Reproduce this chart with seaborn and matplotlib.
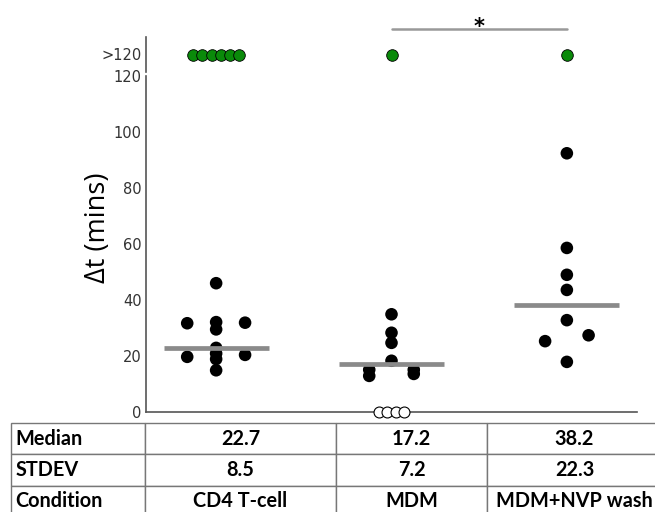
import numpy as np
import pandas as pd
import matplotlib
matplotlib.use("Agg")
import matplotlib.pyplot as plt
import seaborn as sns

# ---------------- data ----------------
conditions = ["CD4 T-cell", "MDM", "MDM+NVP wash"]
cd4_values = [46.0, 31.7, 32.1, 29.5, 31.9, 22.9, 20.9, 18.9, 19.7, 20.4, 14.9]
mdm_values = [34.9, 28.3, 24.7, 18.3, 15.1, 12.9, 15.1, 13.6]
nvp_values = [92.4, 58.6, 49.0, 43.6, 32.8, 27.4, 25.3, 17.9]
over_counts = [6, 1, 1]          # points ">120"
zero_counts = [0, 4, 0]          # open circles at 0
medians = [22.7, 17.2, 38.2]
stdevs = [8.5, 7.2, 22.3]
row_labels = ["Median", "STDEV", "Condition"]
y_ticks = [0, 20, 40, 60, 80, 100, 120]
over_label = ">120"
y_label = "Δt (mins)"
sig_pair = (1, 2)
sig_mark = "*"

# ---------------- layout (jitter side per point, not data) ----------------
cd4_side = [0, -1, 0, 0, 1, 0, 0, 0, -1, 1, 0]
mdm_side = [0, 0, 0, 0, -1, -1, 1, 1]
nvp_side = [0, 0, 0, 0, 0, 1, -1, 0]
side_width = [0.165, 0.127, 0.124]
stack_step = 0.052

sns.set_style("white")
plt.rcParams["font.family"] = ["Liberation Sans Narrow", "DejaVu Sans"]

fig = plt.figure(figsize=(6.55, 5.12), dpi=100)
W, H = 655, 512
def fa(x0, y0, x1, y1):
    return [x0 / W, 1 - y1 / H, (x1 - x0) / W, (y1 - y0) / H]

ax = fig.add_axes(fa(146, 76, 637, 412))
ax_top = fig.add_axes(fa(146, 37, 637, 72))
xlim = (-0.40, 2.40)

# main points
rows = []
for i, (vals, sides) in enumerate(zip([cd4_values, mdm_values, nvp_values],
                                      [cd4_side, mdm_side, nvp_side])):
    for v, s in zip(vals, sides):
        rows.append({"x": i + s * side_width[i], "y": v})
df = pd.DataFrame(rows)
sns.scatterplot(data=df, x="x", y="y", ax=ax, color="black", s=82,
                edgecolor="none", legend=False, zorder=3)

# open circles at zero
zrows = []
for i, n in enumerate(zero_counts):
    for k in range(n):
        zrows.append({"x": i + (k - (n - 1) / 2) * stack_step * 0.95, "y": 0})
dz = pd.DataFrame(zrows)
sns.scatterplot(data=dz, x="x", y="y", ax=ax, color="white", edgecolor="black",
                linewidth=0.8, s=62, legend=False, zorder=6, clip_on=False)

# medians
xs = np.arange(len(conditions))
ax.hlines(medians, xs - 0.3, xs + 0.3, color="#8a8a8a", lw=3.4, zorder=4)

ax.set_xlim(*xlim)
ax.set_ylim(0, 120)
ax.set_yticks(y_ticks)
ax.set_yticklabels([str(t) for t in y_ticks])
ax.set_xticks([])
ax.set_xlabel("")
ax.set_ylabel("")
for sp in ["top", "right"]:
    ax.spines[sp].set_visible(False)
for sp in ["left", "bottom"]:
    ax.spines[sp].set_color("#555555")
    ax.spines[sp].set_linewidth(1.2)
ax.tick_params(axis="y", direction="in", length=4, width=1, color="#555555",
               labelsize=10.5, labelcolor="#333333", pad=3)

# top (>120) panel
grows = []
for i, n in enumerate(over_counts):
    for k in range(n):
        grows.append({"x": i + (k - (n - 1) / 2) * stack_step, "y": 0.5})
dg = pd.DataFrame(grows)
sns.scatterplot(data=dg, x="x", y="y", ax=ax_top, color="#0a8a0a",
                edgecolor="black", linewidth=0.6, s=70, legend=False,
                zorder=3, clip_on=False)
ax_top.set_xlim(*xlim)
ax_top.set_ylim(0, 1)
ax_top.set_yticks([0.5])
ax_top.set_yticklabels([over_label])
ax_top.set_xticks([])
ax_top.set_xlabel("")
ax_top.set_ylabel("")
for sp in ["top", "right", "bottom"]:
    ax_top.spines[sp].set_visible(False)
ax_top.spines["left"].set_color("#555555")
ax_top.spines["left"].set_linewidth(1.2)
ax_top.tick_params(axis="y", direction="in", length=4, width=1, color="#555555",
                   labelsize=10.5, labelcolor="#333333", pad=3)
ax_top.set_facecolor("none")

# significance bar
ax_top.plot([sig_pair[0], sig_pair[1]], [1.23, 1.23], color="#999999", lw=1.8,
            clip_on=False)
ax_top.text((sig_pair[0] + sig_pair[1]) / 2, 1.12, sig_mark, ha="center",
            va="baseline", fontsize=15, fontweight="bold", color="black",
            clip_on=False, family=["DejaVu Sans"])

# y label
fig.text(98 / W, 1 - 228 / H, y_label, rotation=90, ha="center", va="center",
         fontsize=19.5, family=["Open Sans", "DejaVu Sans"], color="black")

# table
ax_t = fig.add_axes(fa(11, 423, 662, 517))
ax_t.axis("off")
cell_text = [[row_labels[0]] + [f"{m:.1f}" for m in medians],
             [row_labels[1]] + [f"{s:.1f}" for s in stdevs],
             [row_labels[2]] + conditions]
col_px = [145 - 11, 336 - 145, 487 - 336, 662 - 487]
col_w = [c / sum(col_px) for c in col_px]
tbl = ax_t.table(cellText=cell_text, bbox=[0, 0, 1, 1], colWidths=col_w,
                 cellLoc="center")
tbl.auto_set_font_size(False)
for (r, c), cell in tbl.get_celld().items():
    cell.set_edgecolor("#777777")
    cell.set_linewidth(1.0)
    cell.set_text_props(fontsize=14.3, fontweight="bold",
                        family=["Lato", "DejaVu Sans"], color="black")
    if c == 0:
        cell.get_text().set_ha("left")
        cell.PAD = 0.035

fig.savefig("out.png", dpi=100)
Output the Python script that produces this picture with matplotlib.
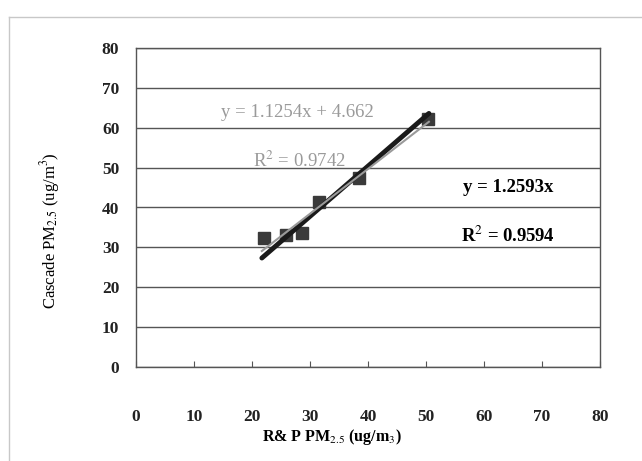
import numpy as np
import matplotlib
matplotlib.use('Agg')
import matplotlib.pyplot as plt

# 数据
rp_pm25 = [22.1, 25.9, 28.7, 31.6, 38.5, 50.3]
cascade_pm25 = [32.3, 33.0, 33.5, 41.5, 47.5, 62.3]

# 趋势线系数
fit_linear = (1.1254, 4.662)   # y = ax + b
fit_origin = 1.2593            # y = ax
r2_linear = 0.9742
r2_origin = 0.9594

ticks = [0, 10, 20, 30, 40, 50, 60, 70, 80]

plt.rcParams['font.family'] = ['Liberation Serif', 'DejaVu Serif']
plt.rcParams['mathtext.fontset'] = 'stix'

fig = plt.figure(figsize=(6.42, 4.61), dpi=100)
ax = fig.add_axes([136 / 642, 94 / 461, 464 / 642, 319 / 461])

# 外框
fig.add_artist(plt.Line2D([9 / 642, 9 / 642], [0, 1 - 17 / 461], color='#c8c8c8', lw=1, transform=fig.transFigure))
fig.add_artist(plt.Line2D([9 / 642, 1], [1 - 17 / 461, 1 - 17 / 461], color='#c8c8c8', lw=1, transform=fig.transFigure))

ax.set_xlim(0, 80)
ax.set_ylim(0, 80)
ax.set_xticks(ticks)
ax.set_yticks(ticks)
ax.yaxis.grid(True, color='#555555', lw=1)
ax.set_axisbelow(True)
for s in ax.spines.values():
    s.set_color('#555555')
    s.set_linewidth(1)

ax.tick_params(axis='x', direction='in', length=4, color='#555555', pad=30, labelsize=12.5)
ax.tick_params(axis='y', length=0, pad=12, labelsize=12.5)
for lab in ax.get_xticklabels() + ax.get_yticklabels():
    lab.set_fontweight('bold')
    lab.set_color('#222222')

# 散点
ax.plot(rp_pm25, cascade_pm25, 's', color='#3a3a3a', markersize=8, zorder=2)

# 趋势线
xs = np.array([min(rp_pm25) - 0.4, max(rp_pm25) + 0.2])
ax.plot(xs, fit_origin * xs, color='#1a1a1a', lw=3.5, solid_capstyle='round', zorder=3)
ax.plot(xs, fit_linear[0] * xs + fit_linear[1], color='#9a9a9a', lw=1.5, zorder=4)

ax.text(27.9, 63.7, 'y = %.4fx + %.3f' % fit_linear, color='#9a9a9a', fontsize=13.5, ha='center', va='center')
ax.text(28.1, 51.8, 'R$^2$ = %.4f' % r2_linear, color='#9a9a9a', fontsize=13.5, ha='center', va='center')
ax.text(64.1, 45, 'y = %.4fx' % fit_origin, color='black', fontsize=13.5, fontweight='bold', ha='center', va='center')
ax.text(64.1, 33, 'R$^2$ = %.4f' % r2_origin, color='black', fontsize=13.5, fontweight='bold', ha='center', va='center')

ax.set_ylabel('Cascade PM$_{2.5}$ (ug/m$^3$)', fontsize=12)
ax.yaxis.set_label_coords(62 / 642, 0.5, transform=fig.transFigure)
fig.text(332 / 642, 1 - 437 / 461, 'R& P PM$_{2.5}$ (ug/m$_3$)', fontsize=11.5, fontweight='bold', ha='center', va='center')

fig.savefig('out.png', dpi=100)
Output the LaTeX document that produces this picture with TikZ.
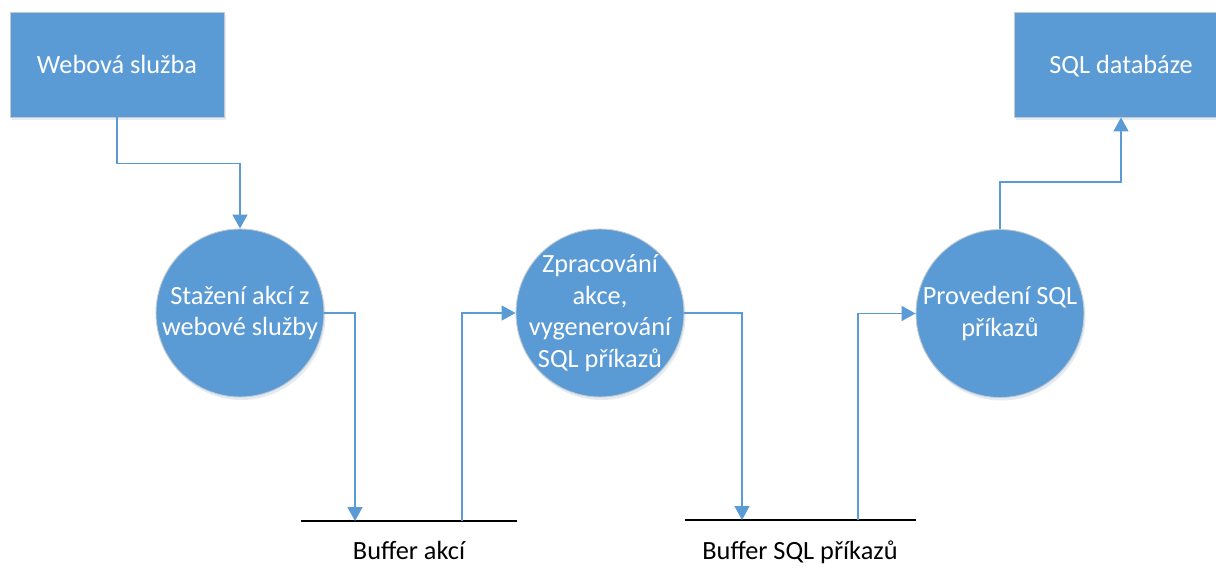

★ ★ ★

Written exercise: Both the first line of the records above and the line containing "return [x0 /" belong in the copy; please return them and every line between, exactly, minus the pictures.

Response below:
Reproduce this chart with seaborn and matplotlib.
import numpy as np
import pandas as pd
import matplotlib
matplotlib.use("Agg")
import matplotlib.pyplot as plt
import seaborn as sns

# ---------------- data ----------------
conditions = ["CD4 T-cell", "MDM", "MDM+NVP wash"]
cd4_values = [46.0, 31.7, 32.1, 29.5, 31.9, 22.9, 20.9, 18.9, 19.7, 20.4, 14.9]
mdm_values = [34.9, 28.3, 24.7, 18.3, 15.1, 12.9, 15.1, 13.6]
nvp_values = [92.4, 58.6, 49.0, 43.6, 32.8, 27.4, 25.3, 17.9]
over_counts = [6, 1, 1]          # points ">120"
zero_counts = [0, 4, 0]          # open circles at 0
medians = [22.7, 17.2, 38.2]
stdevs = [8.5, 7.2, 22.3]
row_labels = ["Median", "STDEV", "Condition"]
y_ticks = [0, 20, 40, 60, 80, 100, 120]
over_label = ">120"
y_label = "Δt (mins)"
sig_pair = (1, 2)
sig_mark = "*"

# ---------------- layout (jitter side per point, not data) ----------------
cd4_side = [0, -1, 0, 0, 1, 0, 0, 0, -1, 1, 0]
mdm_side = [0, 0, 0, 0, -1, -1, 1, 1]
nvp_side = [0, 0, 0, 0, 0, 1, -1, 0]
side_width = [0.165, 0.127, 0.124]
stack_step = 0.052

sns.set_style("white")
plt.rcParams["font.family"] = ["Liberation Sans Narrow", "DejaVu Sans"]

fig = plt.figure(figsize=(6.55, 5.12), dpi=100)
W, H = 655, 512
def fa(x0, y0, x1, y1):
    return [x0 / W, 1 - y1 / H, (x1 - x0) / W, (y1 - y0) / H]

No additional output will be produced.